# Lost turkey tag!!



## bigblackfoot (Mar 12, 2003)

I somehow happened to misplace my turkey tag :******: Just wondering if any of you guys know what i should do?


----------



## GooseBuster3 (Mar 1, 2002)

Lyle call the G&F they will replace it for you.


----------



## Nate (Sep 11, 2003)

I had a friend that this happened to, about 10 years ago. He called the local game warden, who issued him one, filled out with the information. Call your local Game Warden.


----------



## stevepike (Sep 14, 2002)

If you go to the G&F website, they have the form there to fill out.(www.discovernd.com)
Pretty painless process.


----------



## Matt Jones (Mar 6, 2002)

Hey Lyle, I put your tag around your ankle...
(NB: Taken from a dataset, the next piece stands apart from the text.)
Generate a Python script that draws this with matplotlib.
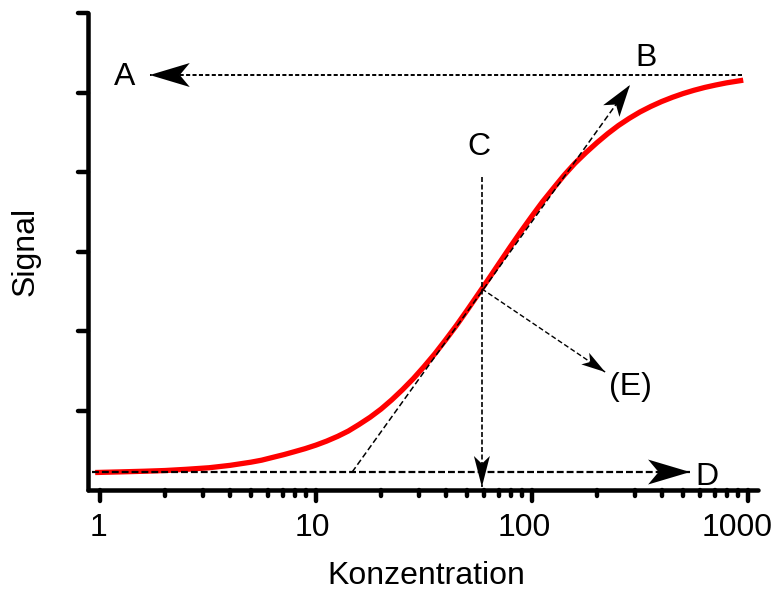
import numpy as np
import matplotlib
matplotlib.use("Agg")
import matplotlib.pyplot as plt
from matplotlib.markers import MarkerStyle, TICKDOWN, TICKLEFT
from matplotlib.patches import Polygon
from matplotlib.transforms import IdentityTransform, ScaledTranslation

# sigmoid dose-response curve, sampled along its length
conc = [0.95, 1.25, 1.6, 2, 2.5, 3.2, 4, 5, 5.6, 6.3, 7.1, 7.9, 8.9,
        10, 11.2, 12.6, 14.1, 15.8, 17.8, 20.0, 22.4, 25.1, 28.2, 31.6, 35.5,
        39.8, 44.7, 50.1, 56.2, 63.1, 70.8, 79.4, 89.1, 100, 112, 126, 141,
        158, 178, 200, 224, 251, 282, 316, 355, 398, 447, 501, 562, 631, 708,
        794, 891, 950]
signal = [0.22, 0.228, 0.236, 0.245, 0.26, 0.28, 0.31, 0.35, 0.375, 0.41,
          0.445, 0.48, 0.52,
          0.565, 0.615, 0.675, 0.741, 0.823, 0.915, 1.018, 1.133, 1.260,
          1.400, 1.551, 1.714, 1.888, 2.071, 2.262, 2.459, 2.659, 2.861,
          3.061, 3.257, 3.447, 3.628, 3.800, 3.962, 4.110, 4.246, 4.370,
          4.482, 4.584, 4.675, 4.755, 4.825, 4.886, 4.940, 4.987, 5.028,
          5.064, 5.094, 5.121, 5.143, 5.155]

x_ticks = [1, 10, 100, 1000]
x_tick_labels = ["1", "10", "100", "1000"]
x_minor = [m * d for d in (1, 10, 100) for m in range(2, 10)]
y_ticks = [1, 2, 3, 4, 5, 6]

# helper lines: start point, arrow tip
line_top = [(938, 5.22), (1.70, 5.22)]        # upper plateau -> A
line_slope = [(14.7, 0.226), (284, 5.094)]    # tangent at inflection -> B
line_ec50 = [(58.6, 3.94), (58.6, 0.038)]     # C down to the axis
line_bottom = [(0.918, 0.226), (539, 0.226)]  # lower plateau -> D
line_e = [(58.6, 2.53), (218, 1.484)]         # (E)

labels = ["A", "B", "C", "D", "(E)"]
label_x = [1.30, 339, 56.9, 646, 284]
label_y = [5.094, 5.333, 4.214, 0.063, 1.195]

FS = 23
plt.rcParams["font.family"] = ["Liberation Sans", "DejaVu Sans"]


def arrow_head(ax, start, tip, length, width, notch=0.25):
    # filled arrow head with a notched back, built in pixel space
    p0 = ax.transData.transform(start)
    p1 = ax.transData.transform(tip)
    d = (p1 - p0) / np.hypot(*(p1 - p0))
    n = np.array([-d[1], d[0]])
    back = p1 - length * d
    pts = [p1, back + n * width / 2, p1 - (1 - notch) * length * d, back - n * width / 2]
    ax.add_patch(Polygon(pts, closed=True, transform=IdentityTransform(),
                         fc="black", ec="none", clip_on=False, zorder=4))


def dashed(ax, pts, lw, dash):
    xs, ys = zip(*pts)
    ax.plot(xs, ys, color="black", lw=lw, linestyle=(0, dash), zorder=3,
            clip_on=False)


fig = plt.figure(figsize=(7.74, 5.92), dpi=100)
ax = fig.add_axes([88 / 774, 102 / 592, 670 / 774, 477 / 592])
ax.set_xscale("log")
ax.set_xlim(0.88, 1112)
ax.set_ylim(0, 6)

ax.plot(conc, signal, color="#ff0000", lw=3.8, solid_capstyle="butt",
        solid_joinstyle="round", zorder=2)

dashed(ax, line_top, 1.4, (2.1, 1.2))
dashed(ax, line_bottom, 1.6, (3.1, 1.35))
dashed(ax, line_slope, 1.1, (3.9, 2.0))
dashed(ax, line_ec50, 1.2, (3.0, 1.5))
dashed(ax, line_e, 1.0, (3.6, 1.9))

arrow_head(ax, *line_top, 40, 24)
arrow_head(ax, *line_bottom, 42, 25)
arrow_head(ax, *line_slope, 32, 20)
arrow_head(ax, *line_ec50, 31, 16)
arrow_head(ax, *line_e, 24, 14)

for txt, x, y in zip(labels, label_x, label_y):
    ax.text(x, y, txt, fontsize=FS, ha="center", va="baseline", zorder=5)

# axes styling
for side in ("top", "right"):
    ax.spines[side].set_visible(False)
for side in ("left", "bottom"):
    ax.spines[side].set_linewidth(3.25)
    ax.spines[side].set_capstyle("round")

ax.set_xticks(x_ticks)
ax.set_xticklabels(x_tick_labels)
ax.set_xticks(x_minor, minor=True)
ax.set_xticklabels([], minor=True)
ax.set_yticks(y_ticks)
ax.tick_params(axis="x", which="major", length=8, width=3.2, pad=8.5,
               labelsize=FS, direction="out")
ax.tick_params(axis="x", which="minor", length=4.5, width=3.2, direction="out")
ax.tick_params(axis="y", length=7, width=3.2, labelleft=False, direction="out")

# rounded tick ends
for tick in ax.xaxis.get_major_ticks() + ax.xaxis.get_minor_ticks():
    tick.tick1line.set_marker(MarkerStyle(TICKDOWN, capstyle="round"))
for tick in ax.yaxis.get_major_ticks():
    tick.tick1line.set_marker(MarkerStyle(TICKLEFT, capstyle="round"))

for tick, dx in zip(ax.xaxis.get_major_ticks(), [-1.5, -4, -8, -11]):
    tick.label1.set_transform(tick.label1.get_transform()
                              + ScaledTranslation(dx / 100, 0, fig.dpi_scale_trans))

ax.text(0.5045, -0.197, "Konzentration", fontsize=FS, ha="center",
        va="baseline", transform=ax.transAxes)
ax.text(-0.0933, 0.501, "Signal", fontsize=FS, rotation=90, ha="center",
        va="center", transform=ax.transAxes)

fig.savefig("out.png", dpi=100)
...I figured it was the biggest turkey you ever had the possiblity to tag in your life. :withstupid:


----------



## PJ (Oct 1, 2002)

Your right, if you go to the G&F website you can print out a form for replacement licenses. It will probably cost you 4 dollars. I didn't know you had a tag. 8)


----------



## PJ (Oct 1, 2002)

Yo Bigblackfoot, I don't think you losing your turkey tag is a "Hot Topic" maybe you should think before you post. loser. 8)


----------



## Fitch (Dec 10, 2003)

Call the Game Warden


----------